Is the glass half full or half empty? It's a question investors struggled to answer of streaming cable company fuboTV (FUBO -3.50%) following Wednesday's post-close release of its fourth-quarter numbers. Shares initially tumbled on lackluster guidance for the quarter now underway, then rallied an impressive 10% -- with the rest of the market -- during Thursday's regular trading, only to fall again in Thursday's after-hours action. Topping revenue and subscriber estimates may or may not be good enough, it seems.

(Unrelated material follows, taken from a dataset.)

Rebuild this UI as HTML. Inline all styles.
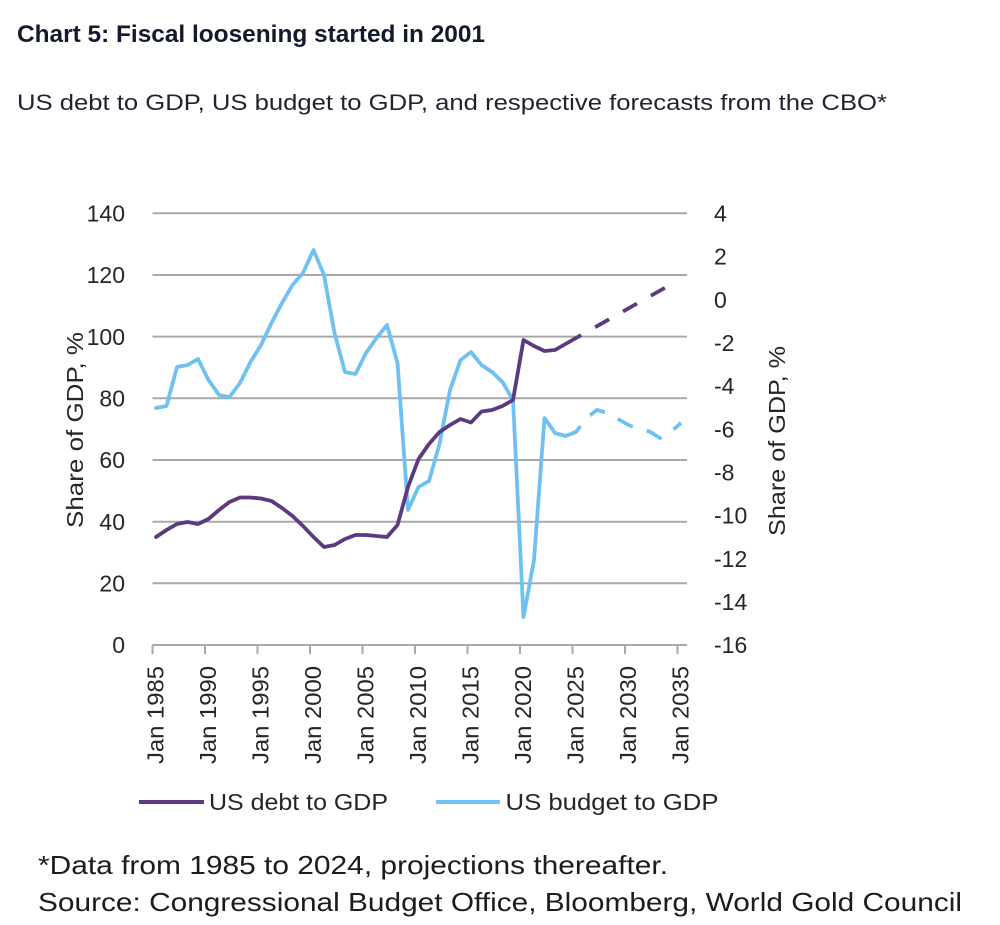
<!DOCTYPE html>
<html>
<head>
<meta charset="utf-8">
<style>
  html, body { margin:0; padding:0; background:#ffffff; }
  body { width:1000px; height:925px; overflow:hidden; }
  svg { display:block; }
  text { font-family: "Liberation Sans", "DejaVu Sans", sans-serif; }
</style>
</head>
<body>
<svg width="1000" height="925" viewBox="0 0 1000 925" xmlns="http://www.w3.org/2000/svg">
  <rect x="0" y="0" width="1000" height="925" fill="#ffffff"/>

  <!-- Title -->
  <text x="17" y="42" font-size="24" font-weight="bold" fill="#141a2e" textLength="468" lengthAdjust="spacingAndGlyphs">Chart 5: Fiscal loosening started in 2001</text>
  <!-- Subtitle -->
  <text x="17" y="110" font-size="22" fill="#1f2330" textLength="870" lengthAdjust="spacingAndGlyphs">US debt to GDP, US budget to GDP, and respective forecasts from the CBO*</text>

  <!-- Gridlines -->
  <g stroke="#a9a9a9" stroke-width="2">
    <line x1="152.5" y1="213.3" x2="687" y2="213.3"/>
    <line x1="152.5" y1="275" x2="687" y2="275"/>
    <line x1="152.5" y1="336.6" x2="687" y2="336.6"/>
    <line x1="152.5" y1="398.3" x2="687" y2="398.3"/>
    <line x1="152.5" y1="460" x2="687" y2="460"/>
    <line x1="152.5" y1="521.7" x2="687" y2="521.7"/>
    <line x1="152.5" y1="583.3" x2="687" y2="583.3"/>
  </g>
  <!-- X axis -->
  <g stroke="#a9a9a9" stroke-width="2">
    <line x1="152.5" y1="645" x2="687" y2="645"/>
    <line x1="152.5" y1="645" x2="152.5" y2="654"/>
    <line x1="205" y1="645" x2="205" y2="654"/>
    <line x1="257.5" y1="645" x2="257.5" y2="654"/>
    <line x1="310" y1="645" x2="310" y2="654"/>
    <line x1="362.5" y1="645" x2="362.5" y2="654"/>
    <line x1="415" y1="645" x2="415" y2="654"/>
    <line x1="467.5" y1="645" x2="467.5" y2="654"/>
    <line x1="520" y1="645" x2="520" y2="654"/>
    <line x1="572.5" y1="645" x2="572.5" y2="654"/>
    <line x1="625" y1="645" x2="625" y2="654"/>
    <line x1="677.5" y1="645" x2="677.5" y2="654"/>
  </g>

  <!-- Left axis labels -->
  <g font-size="23" fill="#262626" text-anchor="end">
    <text x="125" y="221.5">140</text>
    <text x="125" y="283.2">120</text>
    <text x="125" y="344.8">100</text>
    <text x="125" y="406.5">80</text>
    <text x="125" y="468.2">60</text>
    <text x="125" y="529.9">40</text>
    <text x="125" y="591.5">20</text>
    <text x="125" y="653.2">0</text>
  </g>
  <!-- Right axis labels -->
  <g font-size="23" fill="#262626" text-anchor="start">
    <text x="714" y="221.6">4</text>
    <text x="714" y="264.7">2</text>
    <text x="714" y="307.9">0</text>
    <text x="714" y="351.1">-2</text>
    <text x="714" y="394.2">-4</text>
    <text x="714" y="437.4">-6</text>
    <text x="714" y="480.6">-8</text>
    <text x="714" y="523.7">-10</text>
    <text x="714" y="566.9">-12</text>
    <text x="714" y="610">-14</text>
    <text x="714" y="653.2">-16</text>
  </g>

  <!-- Axis titles -->
  <text transform="translate(83,430) rotate(-90)" font-size="23" fill="#262626" text-anchor="middle" textLength="196" lengthAdjust="spacingAndGlyphs">Share of GDP, %</text>
  <text transform="translate(785,441) rotate(-90)" font-size="23" fill="#262626" text-anchor="middle" textLength="190" lengthAdjust="spacingAndGlyphs">Share of GDP, %</text>

  <!-- X tick labels -->
  <g font-size="23" fill="#262626" text-anchor="end">
    <text transform="translate(163.3,666) rotate(-90)" textLength="98" lengthAdjust="spacingAndGlyphs">Jan 1985</text>
    <text transform="translate(215.8,666) rotate(-90)" textLength="98" lengthAdjust="spacingAndGlyphs">Jan 1990</text>
    <text transform="translate(268.3,666) rotate(-90)" textLength="98" lengthAdjust="spacingAndGlyphs">Jan 1995</text>
    <text transform="translate(320.8,666) rotate(-90)" textLength="98" lengthAdjust="spacingAndGlyphs">Jan 2000</text>
    <text transform="translate(373.3,666) rotate(-90)" textLength="98" lengthAdjust="spacingAndGlyphs">Jan 2005</text>
    <text transform="translate(425.8,666) rotate(-90)" textLength="98" lengthAdjust="spacingAndGlyphs">Jan 2010</text>
    <text transform="translate(478.3,666) rotate(-90)" textLength="98" lengthAdjust="spacingAndGlyphs">Jan 2015</text>
    <text transform="translate(530.8,666) rotate(-90)" textLength="98" lengthAdjust="spacingAndGlyphs">Jan 2020</text>
    <text transform="translate(583.3,666) rotate(-90)" textLength="98" lengthAdjust="spacingAndGlyphs">Jan 2025</text>
    <text transform="translate(635.8,666) rotate(-90)" textLength="98" lengthAdjust="spacingAndGlyphs">Jan 2030</text>
    <text transform="translate(688.3,666) rotate(-90)" textLength="98" lengthAdjust="spacingAndGlyphs">Jan 2035</text>
  </g>

  <!-- US budget to GDP (light blue) -->
  <polyline fill="none" stroke="#70c1f2" stroke-width="3.8" stroke-linejoin="round" stroke-linecap="round"
    points="156,408 166.5,406 177,367 187.5,365 198,359 208.5,380 219,395 229.5,397 240,383 250.5,362 261,345 271.5,323 282,303 292.5,285 303,273 313.5,250 324,275 334.5,333 345,372 355.5,374 366,353 376.5,338 387,325 397.5,363 408,510 418.5,487 429,481 439.5,444 450,390 460.5,360 471,352 481.5,365 492,372 502.5,382 513,400 523.5,617 534,560 544.5,418 555,433 565.5,436 576,432"/>
  <polyline fill="none" stroke="#70c1f2" stroke-width="3.8" stroke-linejoin="round" stroke-linecap="butt"
    stroke-dasharray="17 14.5" stroke-dashoffset="9.6"
    points="576,432 586.5,418 597,410 607.5,413 618,419 628.5,425 639,429 649.5,431.5 660,438 670.5,432 681,423"/>

  <!-- US debt to GDP (purple) -->
  <polyline fill="none" stroke="#5d3a80" stroke-width="3.8" stroke-linejoin="round" stroke-linecap="round"
    points="156,537 166.5,530 177,524 187.5,522 198,524 208.5,519 219,510 229.5,502 240,497.5 250.5,497.5 261,498.5 271.5,501 282,508 292.5,516 303,526 313.5,537 324,547 334.5,545 345,539 355.5,535 366,535 376.5,536 387,537 397.5,525 408,487 418.5,459 429,444 439.5,432 450,425 460.5,419 471,422.5 481.5,411.5 492,410 502.5,406 513,400 523.5,340 534,346 544.5,351 555,350 565.5,344 576,338"/>
  <polyline fill="none" stroke="#5d3a80" stroke-width="3.8" stroke-linecap="butt"
    stroke-dasharray="16 16" stroke-dashoffset="10"
    points="576,338 669,285.5"/>

  <!-- Legend -->
  <line x1="139" y1="802" x2="204" y2="802" stroke="#5d3a80" stroke-width="4"/>
  <text x="209" y="810" font-size="23" fill="#262626" textLength="179" lengthAdjust="spacingAndGlyphs">US debt to GDP</text>
  <line x1="436" y1="802" x2="500" y2="802" stroke="#70c1f2" stroke-width="4"/>
  <text x="505.5" y="810" font-size="23" fill="#262626" textLength="213" lengthAdjust="spacingAndGlyphs">US budget to GDP</text>

  <!-- Footer -->
  <text x="38" y="874" font-size="26" fill="#1c1c1c" textLength="630" lengthAdjust="spacingAndGlyphs">*Data from 1985 to 2024, projections thereafter.</text>
  <text x="38" y="911" font-size="26" fill="#1c1c1c" textLength="924" lengthAdjust="spacingAndGlyphs">Source: Congressional Budget Office, Bloomberg, World Gold Council</text>
</svg>
</body>
</html>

Largely lost in all the near-term noise is a much brighter future than the recent sell-off would suggest awaits. With or without this past week's volatility, the stock is still down on the order of 80% from last year's highs despite the company's clear potential. You just have to look far enough into the future to see this prospective growth.

Interpreting the latest numbers

For the record, fuboTV ended the final quarter of fiscal 2021 with 1.13 million paying subscribers who collectively contributed $230 million worth of revenue to the company. That's 186,000 more customers than it was serving at the end of Q3, and that top line was up 119% year over year (after stripping out the benefit of last year's acquisition of French streaming-television start-up Molotov).

The fourth quarter's bottom line and first quarter's guidance aren't quite as encouraging. The net loss grew from $112 million to about $168 million, and the company is looking to end the current quarter with 1.26 million to 1.27 million subscribers, a net addition of only about 135,000.

Maybe the guidance is encouraging enough; it's difficult to say for certain. CEO John Janedis warned shareholders during the quarterly conference call that "Q1 has historically been softer than Q4 when viewed sequentially on revenue and subscribers," and some investors have filled in the uncertainty of that statement with their own assumptions.

Forward progress is enough for now

Here's the rub: All this discussion obscures a much bigger and more encouraging point. Forget last quarter. For that matter, forget the current quarter. Heck, full-year revenue guidance of between $1.23 billion and $1.29 billion isn't even all that important.

Instead, take a step back and look at the progress the analyst community sees for the next four years. While fuboTV will still likely be in the red in 2025, solid revenue growth during this stretch should cut into the degree of losses it's taking now. The top line, in fact, is expected to nearly quintuple between 2021 and 2025. The chart below tells the story.

FuboTV is expected to undergo tremendous revenue growth through 2025, drastically reducing losses as a result.

Data source: Thomson Reuters. Chart by author.

It's arguable that analysts are keeping their expectations of fuboTV's growth in check for one overarching reason -- nobody knows for sure how to handicap its budding sports-betting business, including fuboTV itself. Nonetheless, it's brewing.

Don't sweat it if you're not familiar with it. Most investors aren't. While fuboTV's roots are sports-oriented, and it's still considered a sports-first streaming cable television platform, the betting piece of the company's platform is still very new. Indeed, its sportsbook app that integrates with its streaming-television app only launched in November of last year and only in one state: Iowa. FuboTV just added Arizona to the mix in December.

Factor in that it's still likely figuring out how to make the most of its early 2021 acquisition of sportsbook technology outfit Vigtory, it's not a stretch to say fuboTV's sports-betting venture remains very much in its infancy.

The potential is tremendous, though. Numbers from Nielsen indicate that more than half of all sports enthusiasts in the United States are also interested in placing wagers on what they're watching. Hockey fans are the most likely to do so with 62% of NHL viewers saying they'd like to place bets on professional hockey games. And as more and more states legalize the business (as a means of generating tax revenue), market research outfit Technavio estimates the global sports-betting market will grow at an annualized clip of 10% between 2020 and 2025.

By offering access to both wagering and watching in a unified platform, fuboTV is well-positioned to capture more than its fair share of whatever growth is in store on this front. Given all this, the analyst community may be underestimating just how much potential the sports-betting market offers fuboTV. The company itself isn't even considering this market with its Q1 and 2022 guidance numbers.

The right kind of risk for the right kind of investor

None of this is to suggest fuboTV is an appropriate pick for any and all portfolios. Owning unprofitable companies is always riskier than holding profitable ones, particularly when it's unclear when -- or even if -- that organization will work its way out of the red and into the black. The stock is still fighting analyst downgrades linked to this profit concern.

However, for risk-tolerant investors who can stomach the volatility, this ticker is an intriguing prospect. It's poised to make forward fiscal progress, which the market is apt to reward en route to profitability. And while still unprofitable, the stock's priced at a dirt-cheap 1.9 times sales. Even if the company only swings to the most modest profit margin rates sooner than expected, this should be heartening to investors.